Plutarch had many friends. Many of the subjects of his biographies did too. Eumenes of Kardia had friends in the enemy’s camp. They advocated for Eumenes to be spared after Antigonus captured him.
But Eumenes, Alexander’s secretary, was a stranger and an outsider to Macedonian politics.
He never would have made it as far as he did – gotten people to promote him, follow him, negotiate with him – if he weren’t good at making friends.
His friends told good stories about him after he died.
Plutarch wrote an essay On Having Many Friends – “On Polyphilia.”
In it, he observes,
“It is impossible to acquire either many servants or many friends with little coin. What then is the coin of friendship?”
Servants – we might say, employees, followers, business contacts, voters – these you can buy with money.
But friendship, he notes, is bought with a different currency. It is not so easily fungible into the other kind. No ready liquidity pool for that.

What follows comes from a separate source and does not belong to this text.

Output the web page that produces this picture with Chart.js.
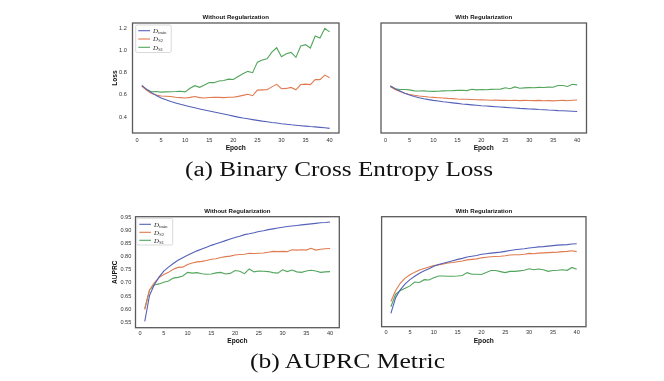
<!DOCTYPE html>
<html><head><meta charset="utf-8">
<script src="https://cdn.jsdelivr.net/npm/chart.js@4.4.0/dist/chart.umd.min.js"></script>
<style>
html,body{margin:0;padding:0;background:#fff;}
body{width:664px;height:381px;position:relative;overflow:hidden;}
canvas{position:absolute;}
.cap{position:absolute;font-family:"Liberation Serif","DejaVu Serif",serif;font-size:20px;line-height:20px;color:#111;white-space:nowrap;transform-origin:0 0;}
</style></head><body>
<canvas id="c1"></canvas><canvas id="c2"></canvas><canvas id="c3"></canvas><canvas id="c4"></canvas>
<div class="cap" id="capA">(a) Binary Cross Entropy Loss</div>
<div class="cap" id="capB">(b) AUPRC Metric</div>
<script>
// ---------- data ----------
const epochs = [1,2,3,4,5,6,7,8,9,10,11,12,13,14,15,16,17,18,19,20,21,22,23,24,25,26,27,28,29,30,31,32,33,34,35,36,37,38,39,40];
const xTicks = [0,5,10,15,20,25,30,35,40];
const lossTicks = [0.4,0.6,0.8,1.0,1.2];
const auprcTicks = [0.55,0.60,0.65,0.70,0.75,0.80,0.85,0.90,0.95];
const seriesNames = ["train","S2","S1"];
const panelTitles = ["Without Regularization","With Regularization"];

const trainLossNoReg = [0.685,0.650,0.620,0.595,0.572,0.555,0.540,0.527,0.515,0.504,0.493,0.483,0.473,0.464,0.455,0.446,0.437,0.428,0.418,0.408,0.399,0.391,0.384,0.377,0.370,0.363,0.357,0.351,0.346,0.340,0.335,0.330,0.326,0.322,0.318,0.314,0.311,0.307,0.303,0.298];
const s2LossNoReg = [0.680,0.640,0.612,0.598,0.590,0.588,0.585,0.578,0.575,0.572,0.577,0.585,0.575,0.572,0.576,0.578,0.577,0.575,0.578,0.578,0.586,0.595,0.605,0.592,0.643,0.645,0.646,0.672,0.695,0.655,0.658,0.667,0.645,0.693,0.697,0.692,0.738,0.737,0.778,0.755];
const s1LossNoReg = [0.680,0.645,0.628,0.630,0.625,0.627,0.628,0.630,0.633,0.627,0.660,0.683,0.668,0.688,0.712,0.710,0.725,0.730,0.742,0.738,0.765,0.790,0.812,0.800,0.895,0.915,0.925,0.985,1.025,0.943,0.970,0.983,0.938,1.040,1.053,1.022,1.130,1.112,1.200,1.168];

const trainLossReg = [0.680,0.655,0.635,0.615,0.598,0.585,0.574,0.565,0.557,0.550,0.544,0.538,0.533,0.528,0.523,0.518,0.514,0.510,0.506,0.502,0.499,0.496,0.493,0.490,0.487,0.484,0.481,0.478,0.476,0.473,0.471,0.468,0.466,0.463,0.461,0.458,0.456,0.454,0.452,0.450];
const s2LossReg = [0.672,0.648,0.630,0.615,0.603,0.596,0.590,0.585,0.580,0.577,0.574,0.571,0.568,0.566,0.563,0.561,0.560,0.558,0.556,0.555,0.554,0.552,0.553,0.550,0.551,0.549,0.552,0.548,0.550,0.549,0.548,0.550,0.547,0.548,0.546,0.549,0.550,0.547,0.551,0.553];
const s1LossReg = [0.680,0.655,0.648,0.648,0.645,0.636,0.635,0.636,0.633,0.631,0.633,0.636,0.637,0.638,0.640,0.641,0.638,0.650,0.645,0.648,0.646,0.649,0.650,0.652,0.664,0.655,0.672,0.660,0.663,0.665,0.664,0.667,0.666,0.670,0.668,0.685,0.684,0.675,0.695,0.690];

const trainAuprcNoReg = [0.553,0.652,0.693,0.722,0.745,0.760,0.774,0.786,0.796,0.805,0.814,0.822,0.829,0.836,0.843,0.849,0.855,0.861,0.867,0.873,0.878,0.884,0.887,0.891,0.896,0.899,0.903,0.906,0.909,0.912,0.915,0.917,0.919,0.921,0.923,0.925,0.927,0.929,0.930,0.932];
const s2AuprcNoReg = [0.598,0.673,0.700,0.720,0.732,0.740,0.752,0.759,0.760,0.770,0.776,0.780,0.782,0.785,0.790,0.792,0.797,0.800,0.802,0.806,0.808,0.809,0.813,0.812,0.813,0.814,0.817,0.820,0.819,0.820,0.819,0.826,0.825,0.826,0.825,0.832,0.825,0.828,0.830,0.831];
const s1AuprcNoReg = [0.603,0.673,0.692,0.696,0.702,0.707,0.718,0.721,0.726,0.740,0.737,0.739,0.735,0.733,0.734,0.738,0.740,0.734,0.736,0.747,0.744,0.735,0.753,0.742,0.745,0.744,0.743,0.739,0.737,0.750,0.743,0.749,0.742,0.740,0.745,0.748,0.745,0.740,0.742,0.743];

const trainAuprcReg = [0.580,0.641,0.672,0.694,0.710,0.723,0.735,0.744,0.752,0.762,0.768,0.773,0.778,0.783,0.788,0.792,0.797,0.800,0.803,0.808,0.810,0.812,0.814,0.816,0.819,0.822,0.825,0.827,0.829,0.832,0.834,0.836,0.837,0.839,0.841,0.843,0.844,0.845,0.847,0.848];
const s2AuprcReg = [0.626,0.668,0.697,0.716,0.729,0.739,0.747,0.753,0.759,0.764,0.767,0.770,0.774,0.776,0.779,0.782,0.786,0.788,0.790,0.794,0.796,0.798,0.799,0.800,0.802,0.805,0.806,0.806,0.808,0.811,0.810,0.812,0.813,0.814,0.815,0.816,0.818,0.819,0.821,0.818];
const s1AuprcReg = [0.606,0.654,0.668,0.677,0.686,0.701,0.699,0.710,0.709,0.717,0.724,0.724,0.723,0.723,0.724,0.726,0.737,0.731,0.731,0.730,0.738,0.745,0.745,0.741,0.737,0.742,0.742,0.744,0.746,0.752,0.748,0.751,0.748,0.742,0.745,0.746,0.748,0.746,0.757,0.750];

// ---------- styling ----------
const COLORS = ['#5461b8','#e07b4f','#52a65c'];
const TICK_FONT = {family:'"Liberation Sans", Arial, sans-serif', size:5.6};
const LABEL_FONT = {family:'"Liberation Sans", Arial, sans-serif', size:6.6, weight:'bold'};

const framePlugin = {
  id:'framePlugin',
  afterDraw(chart){
    const a = chart.chartArea, ctx = chart.ctx, o = chart.options.plugins.framePlugin;
    ctx.save();
    ctx.strokeStyle = '#5a5a5a'; ctx.lineWidth = 1.3;
    ctx.strokeRect(a.left, a.top, a.right-a.left, a.bottom-a.top);
    // panel title
    ctx.fillStyle = '#111';
    ctx.font = 'bold 6.1px "Liberation Sans", Arial, sans-serif';
    ctx.textAlign = 'center'; ctx.textBaseline = 'middle';
    ctx.fillText(o.title, (a.left+a.right)/2, a.top - o.titleGap);
    // legend
    if (o.legend) {
      const L = o.legend;
      const bx = a.left + L.dx, by = a.top + L.dy;
      ctx.fillStyle = 'rgba(255,255,255,0.85)';
      ctx.strokeStyle = '#cfcfcf'; ctx.lineWidth = 0.8;
      ctx.beginPath();
      if (ctx.roundRect) ctx.roundRect(bx, by, L.w, L.h, 1.5); else ctx.rect(bx, by, L.w, L.h);
      ctx.fill(); ctx.stroke();
      chart.data.datasets.forEach((ds, i) => {
        const y = by + L.row0 + i*L.rowGap;
        ctx.strokeStyle = ds.borderColor; ctx.lineWidth = 1.1;
        ctx.beginPath(); ctx.moveTo(bx+2.6, y); ctx.lineTo(bx+14.3, y); ctx.stroke();
        ctx.fillStyle = '#222'; ctx.textAlign = 'left'; ctx.textBaseline = 'alphabetic';
        ctx.font = 'italic 6.8px "Liberation Serif", serif';
        ctx.fillText('D', bx+17.4, y+2.2);
        const w = ctx.measureText('D').width;
        ctx.font = '4.4px "Liberation Serif", serif';
        ctx.fillText(seriesNames[i], bx+17.4+w+0.3, y+3.3);
      });
    }
    ctx.restore();
  }
};

function makeChart(id, g, data, yMin, yMax, yTicks, yDec, yLabel, title, legend) {
  const cv = document.getElementById(id);
  cv.width = g.w; cv.height = g.h;
  cv.style.left = g.left + 'px'; cv.style.top = g.top + 'px';
  const yWidth = g.area.l - g.left;
  const xHeight = g.top + g.h - g.area.b;
  const padRight = g.left + g.w - g.area.r;
  const padTop = g.area.t - g.top;
  return new Chart(cv, {
    type:'line',
    data:{ datasets: data.map((arr, i) => ({
      label: seriesNames[i],
      data: epochs.map((e, k) => ({x:e, y:arr[k]})),
      borderColor: COLORS[i], borderWidth: 1.1, pointRadius: 0, tension: 0, fill:false
    })) },
    options:{
      responsive:false, animation:false, devicePixelRatio:1,
      layout:{padding:{top:padTop, right:padRight, left:0, bottom:0}},
      plugins:{legend:{display:false}, tooltip:{enabled:false},
        framePlugin:{title:title, titleGap:g.titleGap, legend:legend}},
      scales:{
        x:{type:'linear', min:-0.95, max:41.95,
          afterBuildTicks:s=>{s.ticks = xTicks.map(v=>({value:v}));},
          ticks:{font:TICK_FONT, color:'#333', padding:g.xTickPad, maxRotation:0, autoSkip:false,
            callback:v=>String(v)},
          grid:{display:false, drawTicks:false}, border:{display:false},
          title:{display:true, text:'Epoch', font:LABEL_FONT, color:'#111', padding:{top:0,bottom:g.xTitlePad}},
          afterFit:s=>{s.height = xHeight;}
        },
        y:{type:'linear', min:yMin, max:yMax,
          afterBuildTicks:s=>{s.ticks = yTicks.map(v=>({value:v}));},
          ticks:{display: !!yLabel, font:TICK_FONT, color:'#333', padding:g.yTickPad,
            callback:v=>Number(v).toFixed(yDec)},
          grid:{display:false, drawTicks:false}, border:{display:false},
          title:{display: !!yLabel, text: yLabel || '', font:LABEL_FONT, color:'#111', padding:{top:g.yTitlePad, bottom:0}},
          afterFit:s=>{s.width = yWidth;}
        }
      }
    },
    plugins:[framePlugin]
  });
}

const lossMin = 0.256, lossMax = 1.248;
const aucMin = 0.529, aucMax = 0.9523;
const legTop = {dx:3.2, dy:2, w:35.5, h:27.5, row0:5.7, rowGap:8.3};
const legBot = {dx:1.2, dy:1.6, w:36, h:26.7, row0:6, rowGap:8};

makeChart('c1', {left:100, top:0, w:245, h:160, area:{l:132.5, t:23, r:339, b:133}, titleGap:5.4, xTickPad:4, xTitlePad:7.5, yTickPad:5.6, yTitlePad:11},
  [trainLossNoReg, s2LossNoReg, s1LossNoReg], lossMin, lossMax, lossTicks, 1, 'Loss', panelTitles[0], legTop);
makeChart('c2', {left:345, top:0, w:245, h:160, area:{l:381, t:23, r:586.5, b:133}, titleGap:5.4, xTickPad:4, xTitlePad:7.5, yTickPad:5, yTitlePad:11},
  [trainLossReg, s2LossReg, s1LossReg], lossMin, lossMax, lossTicks, 1, null, panelTitles[1], null);
makeChart('c3', {left:100, top:195, w:245, h:160, area:{l:135.5, t:216.7, r:339.3, b:327.7}, titleGap:5, xTickPad:2, xTitlePad:10, yTickPad:4.2, yTitlePad:11},
  [trainAuprcNoReg, s2AuprcNoReg, s1AuprcNoReg], aucMin, aucMax, auprcTicks, 2, 'AUPRC', panelTitles[0], legBot);
makeChart('c4', {left:345, top:195, w:245, h:160, area:{l:381.6, t:216.7, r:586, b:326.7}, titleGap:5, xTickPad:2, xTitlePad:10, yTickPad:4, yTitlePad:11},
  [trainAuprcReg, s2AuprcReg, s1AuprcReg], aucMin, aucMax, auprcTicks, 2, null, panelTitles[1], null);

function placeCap(id, x0, x1, top) {
  const el = document.getElementById(id);
  const w = el.getBoundingClientRect().width;
  el.style.left = x0 + 'px'; el.style.top = top + 'px';
  el.style.transform = 'scaleX(' + ((x1 - x0) / w) + ')';
}
placeCap('capA', 185, 493, 159);
placeCap('capB', 250, 445, 351);
</script>
</body></html>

So, what is the currency of friendship? According to Plutarch,
“It is goodwill, and the combination of favorability and virtue.”
Goodwill (eunoia) is the feeling of wanting someone else to have what is good.
And “favorability” – χάρις (charis), is that slippery and difficult to translate concept in Greek. It’s often rendered as “grace” or “charm.” In its essence, it is the quality that makes people want to do you favors.
Sure, you can have “favorability” without true virtue. Everybody wants to do the rich and powerful guy a favor. The cool guy, the charismatic guy.
But they don’t really want to be his (real) friend. It’s just a transaction.
Virtue, however, makes people stick around. It binds them to you. Makes them want to match your goodness.
This coin, however, is “mined” only with difficulty. It is smelted in the forge of experience and habit.